In Springfield, Haitian refugees responded to a 2014 plea from business leaders to save a shrinking Rust Belt city, and the majority came here legally during the Biden years — doing everything the right way, and getting a fleeting vision of the American Dream. If anything, the crime rate in this hard-working and often deeply religious community is lower than other areas that are predominantly made up of native-born Americans.

» READ MORE: Springfield, Trump, and the violent gyrations of the American dream | Will Bunch

It’s hard to imagine any reason — economic, legal, or moral — for the mass removal of Haitians to their unsafe and unstable native country other than the color of their skin. And it’s hard to call this proposed operation anything else besides an ethnic cleansing on U.S, soil.

This is no surprise. It’s been the distinguishing feature of Trump’s mass-deportation scheme since the early months of the regime, nowhere more so than most recently in Minnesota.

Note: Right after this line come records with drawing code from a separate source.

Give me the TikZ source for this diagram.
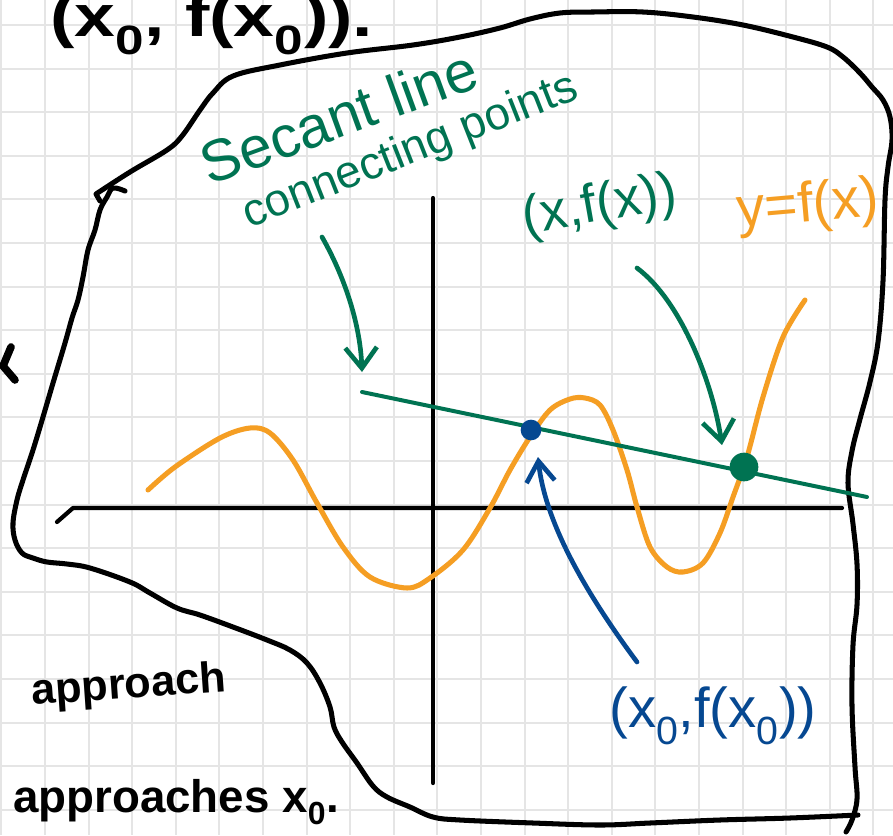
\documentclass[tikz,border=0pt]{standalone}
\usepackage{fontspec}
\usepackage{graphicx}
\setmainfont{Liberation Sans}
\usetikzlibrary{arrows.meta}
\definecolor{gridc}{RGB}{229,229,229}
\definecolor{ocol}{RGB}{245,158,35}
\definecolor{gcol}{RGB}{0,115,82}
\definecolor{bcol}{RGB}{6,72,145}
\tikzset{
  gridline/.style={gridc, line width=1.6pt},
  ink/.style={black, line width=4.3pt, line cap=round, line join=round},
  axisline/.style={black, line width=3.6pt, line cap=round, line join=round},
  curveline/.style={ocol, line width=4.3pt, line cap=round},
  secline/.style={gcol, line width=3.4pt, line cap=round},
  garrow/.style={gcol, line width=4pt, line cap=round, -{Straight Barb[length=0.62cm,width=0.95cm]}},
  barrow/.style={bcol, line width=4pt, line cap=round, -{Straight Barb[length=0.62cm,width=0.85cm]}},
  gtxt/.style={text=gcol, inner sep=0pt},
  otxt/.style={text=ocol, inner sep=0pt},
  btxt/.style={text=bcol, inner sep=0pt},
  ktxt/.style={text=black, inner sep=0pt, font=\bfseries},
}
\begin{document}
\begin{tikzpicture}[x=0.03cm,y=-0.03cm]
\useasboundingbox (0,0) rectangle (893,835);
\clip (0,0) rectangle (893,835);
\fill[white] (0,0) rectangle (893,835);
% grid
\foreach \i in {0,...,20} \draw[gridline] ({1.4+43.6*\i},0) -- ({1.4+43.6*\i},835);
\foreach \j in {0,...,18} \draw[gridline] (0,{25+43.6*\j}) -- (893,{25+43.6*\j});

% top text (cut off)
\node[ktxt, anchor=base west, font=\bfseries\fontsize{50pt}{56pt}\selectfont] (toptext) at (50,36)
  {\scalebox{1.25}[1]{(x\textsubscript{0}, f(x\textsubscript{0})).}};

% fragment of a letter at the left edge
\draw[ink, line width=6.5pt] (11,347) -- (3,366) -- (15,380);

% blob outline: top and right stroke
\draw[ink] (100,201) -- (96,194) plot[smooth, tension=0.6] coordinates {
  (96,194) (130,172) (167,150) (182,136) (200,110) (213,93) (233,76) (280,65)
  (347,53) (413,45) (460,37) (500,28) (530,19) (560,13) (593,12) (643,12)
  (693,17) (743,25) (793,37) (827,47) (843,57) (860,73) (872,87) (883,100)
  (890,117) (892,140) (888,167) (885,200) (883,281) (878,342) (870,382)
  (860,419) (852,451) (848,483) (853,524) (857,564) (857,605) (853,645)
  (852,706) (855,767) (857,799) (852,820) (846,832)};
% blob outline: left and bottom stroke
\draw[ink] plot[smooth, tension=0.6] coordinates {
  (125,191) (113,188) (107,197) (100,210) (95,230) (88,250) (83,277) (78,300)
  (72,318) (65,343) (53,383) (43,417) (33,450) (23,480) (17,500) (13,523)
  (15,540) (22,553) (33,558) (47,562) (67,564) (90,568) (130,582) (150,593)
  (177,608) (200,615) (233,627) (267,640) (290,650) (307,663) (320,683)
  (330,707) (334,727) (342,742) (357,763) (373,786) (387,797) (410,807)
  (433,817) (460,820) (533,823) (600,825) (650,823) (720,820) (790,818)
  (858,815)};

% axes
\coordinate (xa0) at (57,522);
\coordinate (xa1) at (73,508);
\coordinate (xa2) at (842,508);
\coordinate (ya1) at (433,198);
\coordinate (ya2) at (433,783);
\draw[axisline] (xa0) -- (xa1) -- (xa2);
\draw[axisline] (ya1) -- (ya2);

% the function
\draw[curveline] plot[smooth, tension=0.55] coordinates {
  (148,490) (175,467) (220,438) (250,428) (270,433) (293,460) (317,503)
  (343,547) (370,577) (407,588) (430,578) (463,550) (490,508) (510,470)
  (530,437) (550,410) (570,399) (585,398) (600,405) (613,430) (627,470)
  (637,507) (650,547) (667,567) (683,572) (703,563) (720,533) (733,497)
  (747,457) (763,397) (783,337) (805,300)};

% secant line
\coordinate (s1) at (362,392);
\coordinate (s2) at (867,497);
\draw[secline] (s1) -- (s2);

% points
\node[circle, fill=bcol, minimum size=0.62cm, inner sep=0pt] (p0) at (531,430) {};
\node[circle, fill=gcol, minimum size=0.86cm, inner sep=0pt] (p1) at (744,467) {};

% labels
\node[gtxt, anchor=base, rotate=20, font=\fontsize{50pt}{56pt}\selectfont] (sec) at (346,136) {Secant line};
\node[gtxt, anchor=base, rotate=21.5, font=\fontsize{39pt}{44pt}\selectfont] (con) at (415,163) {connecting points};
\node[gtxt, rotate=10, font=\fontsize{46pt}{52pt}\selectfont] (glab) at (600,207) {(x,f(x))};
\node[otxt, rotate=5, font=\fontsize{48pt}{54pt}\selectfont] (olab) at (808,207) {y=f(x)};
\node[btxt, font=\fontsize{48pt}{54pt}\selectfont] (blab) at (713,716) {(x\textsubscript{0},f(x\textsubscript{0}))};

% arrows
\coordinate (g1s) at (322,237);
\coordinate (g1e) at (362,372);
\draw[garrow] (g1s) .. controls (342,272) and (360,320) .. (g1e);
\coordinate (g2s) at (637,268);
\coordinate (g2e) at (722,445);
\draw[garrow] (g2s) .. controls (680,300) and (712,380) .. (g2e);
\coordinate (b1s) at (637,662);
\coordinate (b1e) at (538,457);
\draw[barrow] (b1s) .. controls (585,592) and (545,522) .. (b1e);

% bottom-left text
\node[ktxt, anchor=base west, rotate=4, font=\bfseries\fontsize{37pt}{42pt}\selectfont] (appr) at (32,705) {approach};
\node[ktxt, anchor=base west, font=\bfseries\fontsize{39pt}{44pt}\selectfont] (appr2) at (13,812) {approaches x\textsubscript{0}.};
\end{tikzpicture}
\end{document}
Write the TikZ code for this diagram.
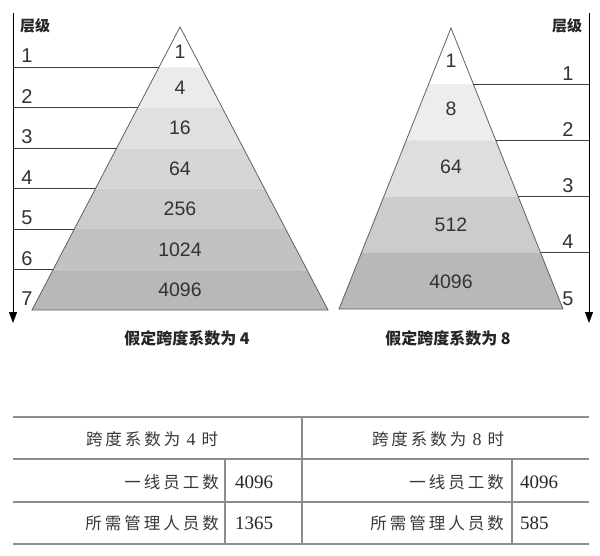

The DHS “Operation Metro Surge” has heavily targeted two ethnic groups. Are Somali-Americans — refugees from a war-ravaged nation that, in a much different time, was the subject of what was supposed to be a humanitarian U.S. intervention in the 1990s — the focus of the raids because of a fraud scheme that local authorities seemed to have a handle on? Or is it because Trump called the Somali people “garbage”?

And even if you buy the seemingly ridiculous argument that the immigration raids are connected to a mid-level fraud scam, what is the explanation for Bovino’s goon squads cruising the Asian-American neighborhoods of Minneapolis asking, “Where the Hmong at?” The Hmong people of Laos aided the misguided U.S. war in Southeast Asia and fled Communist reprisals to come to America with encouragement from both the federal government and faith leaders. Why target them now, decades later, after Hmong-Americans have planted deep roots here?

For that matter, what on earth is the logic behind zeroing in on so many Venezuelans, who came to America to escape the rule of a man the Trump regime has now arrested as a criminal dictator of a nation that the U.S. State Department has deemed violent and unsafe? Why deport the thousands of Latinos who worked tirelessly to rebuild New Orleans after it was decimated by Hurricane Katrina?

Not only is Trump’s mass deportation not nabbing many violent criminals, but his unholy war is undoing the very foundation of the story that America tells itself to live — that our willingness to accept the huddled masses fleeing political violence or persecution made us an exceptional nation. It was always an uneven narrative, but the regime’s masked men are now erasing it in service of unapologetic white supremacy.

In Florida, which has also been a migration magnet for Haitians, Jewish residents of the Sinai Residences senior complex in Boca Raton — including many who survived the Nazi Holocaust — are so alarmed that some have volunteered to hide Haitian staff members in their units. The center’s CEO said the crisis “reminds me of Anne Frank.”

This does not have to happen. Springfield isn’t nearly the size of Minneapolis, and all of us — not just Ohioans — need to begin thinking about what we can do to help avert a humanitarian disaster in the U.S. heartland. More importantly, Congress — which has slowly shown signs of life in response to the January killings of Alex Pretti and Renee Good — needs to fight by any means necessary to make sure that ethnic cleansing is prevented in Springfield, and ended everywhere else.

Then they came for the Haitians. What happens next is up to us.